Fausse faillite et vraie restructuration
A l’origine du phénomène, une réalité organisationnelle. Celle qui, explique Me Rilov, veut qu’aujourd’hui l’activité d’un groupe s’organise autour d’une entité décisionnaire – la maison mère – et d’unités secondaires – ses usines et sites de production – dont l’activité dépend de la première. “Si bien que ces sociétés qui apparaissent autonomes sur le plan juridique sont en réalité gérées comme des ateliers du XIXe siècle recevant leur volumes de production du siège.”
Que celui-ci décide de le réduire et leur chiffre d’affaires s’effondre. Qu’il en vienne à le supprimer, quelles que soient les raisons- après avoir transféré ses actifs valorisables vers d’autres sites, s’entend – et c’est la faillite assurée. Autrement dit, la fermeture “légitimée” et, pour le groupe, la restructuration facilitée même si, les experts en conviennent, la plupart des entreprises adeptes du procédé optent pour une mise en œuvre à la fois moins radicale et plus discrète. “Un grand groupe ne coupera pas le robinet du jour au lendemain, explique Me Rilov. Il procédera par étapes afin de réduire les volumes progressivement. Afin que les difficultés dues à l’entreprise apparaissent crédibles.” Autrement dit, qu’elles semblent venir du marché. De la conjoncture. De la concurrence. En un mot, de l’extérieur.

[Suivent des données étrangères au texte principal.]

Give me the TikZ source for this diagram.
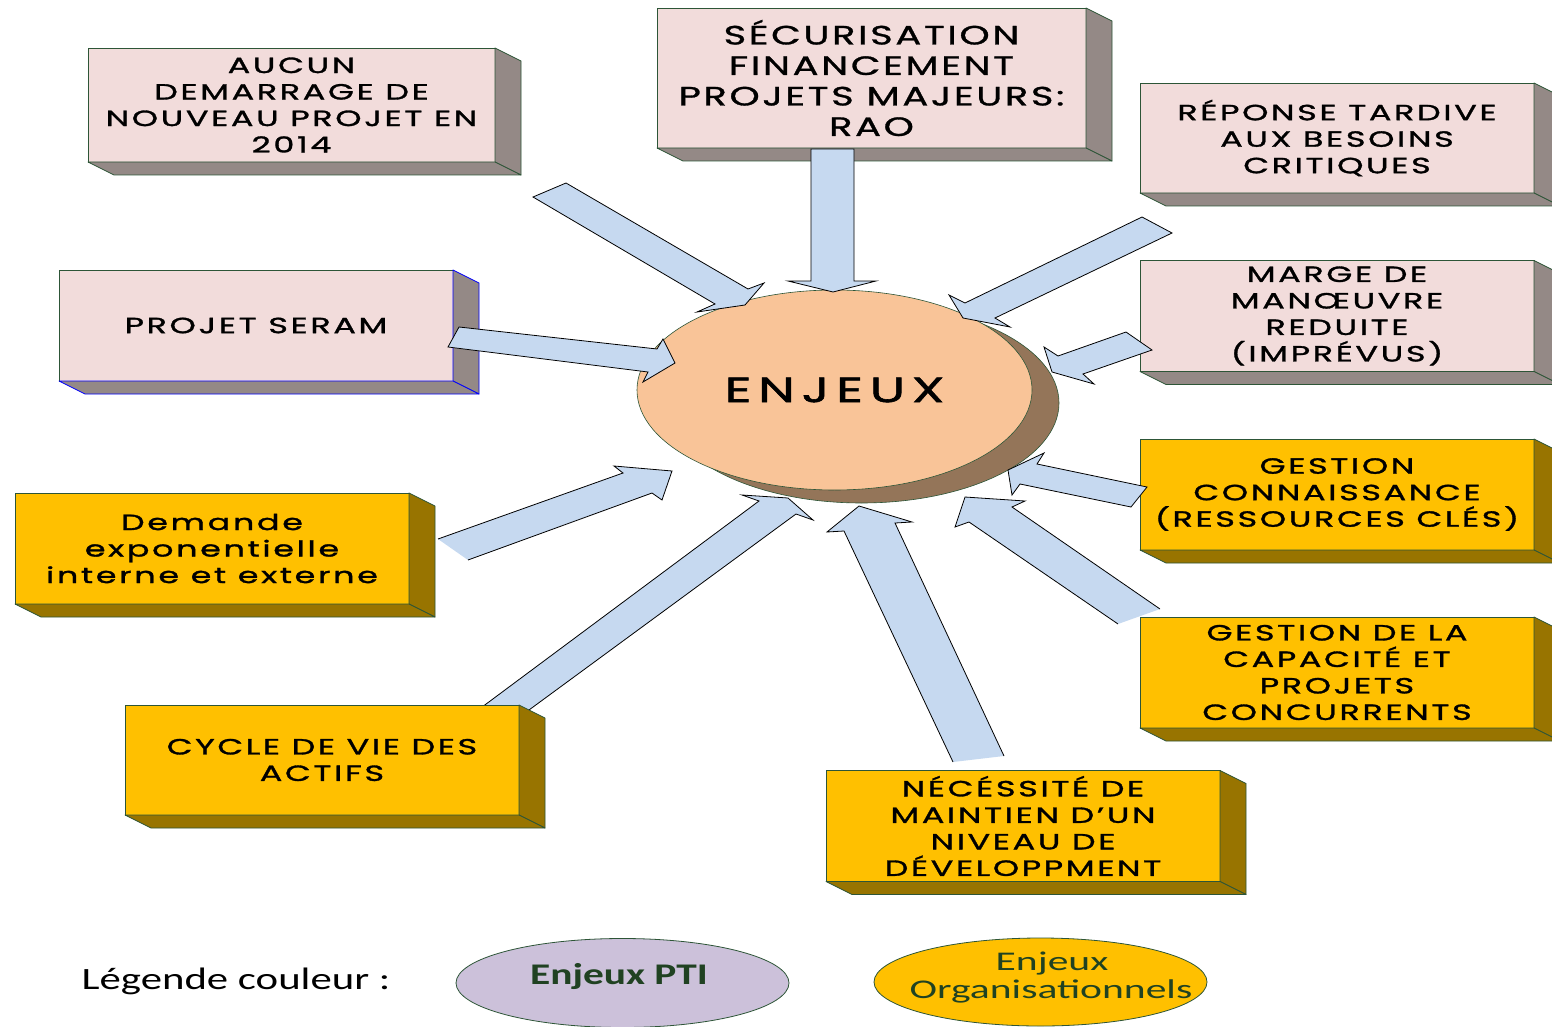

Justifier la fermeture et amortir ses effets
Une opération dont l’enjeu est de taille. Mr Rilov résume : “L’objectif premier – notamment pour les très grosses structures – consiste à s’offrir une justification sociale, juridique et industrielle.” En d’autres termes, à rendre la fermeture inévitable afin de légitimer les licenciements.
Là encore, l’intérêt est fondamental. D’abord parce qu’il se traduira par une importante économie de coûts avant, pendant – la gestion des aspects sociaux dans un plan de restructuration mobilisant parfois jusqu’à 80 % des forces du groupe et coûtant extrêmement cher – et après, en limitant le nombre d’attaques aux prud’hommes puisque, on le sait, tout projet de restructuration débouche de manière quasi-inévitable sur un conflit social.
Ensuite parce qu’être en mesure de dire “c’est la faute du marché” dans le cadre d’une fermeture de site – ce qui, encore une fois, reste la vertu première du tunneling – permet d’en limiter sensiblement les effets en termes d’image. D’introduire une dose de fatalisme dans les perceptions non seulement des salariés concernés mais aussi de l’ensemble des publics de l’entreprise – syndicats, médias, consommateurs, voire politiques – pour émousser la contestation ; que celle-ci prenne la forme de contentieux au tribunal ou, tout aussi coûteux sinon plus, d’attaques médiatiques ou politiques. Autrement dit, d’atteintes à l’image.
Cynique mais pragmatique et efficace
Pour Me Rilov, la mécanique est rôdée et la logique – qui revient tout simplement pour les grands groupes à “gérer les contraintes de façon hyper-optimisée” – sans failles. “Ils savent qu’il est extrêmement délicat de fermer une usine lorsqu’on affiche des résultats ultra-bénéficiaires et que la plus sûre façon d’y parvenir consiste à dire qu’elle va mal”, résume-t-il. Reste ensuite à donner de la cohérence au récit. A réduire progressivement le périmètre d’activité du site concerné afin de “confectionner un motif économique” destiné à rendre le message non seulement crédible mais aussi visible par l’opinion comme par les salariés.
Objectif : convaincre l’ensemble des protagonistes du caractère inéluctable de la fermeture. “La faire apparaître comme inévitable alors qu’elle est totalement artificielle.” Un procédé cynique mais pragmatique et, surtout, extrêmement efficace puisque, à en croire les observateurs, il passe totalement inaperçu. Au point de s’apparenter aujourd’hui à un “mode de gestion systématisé” chez les groupes et, chez les autres, à une pratique de plus en plus largement admise.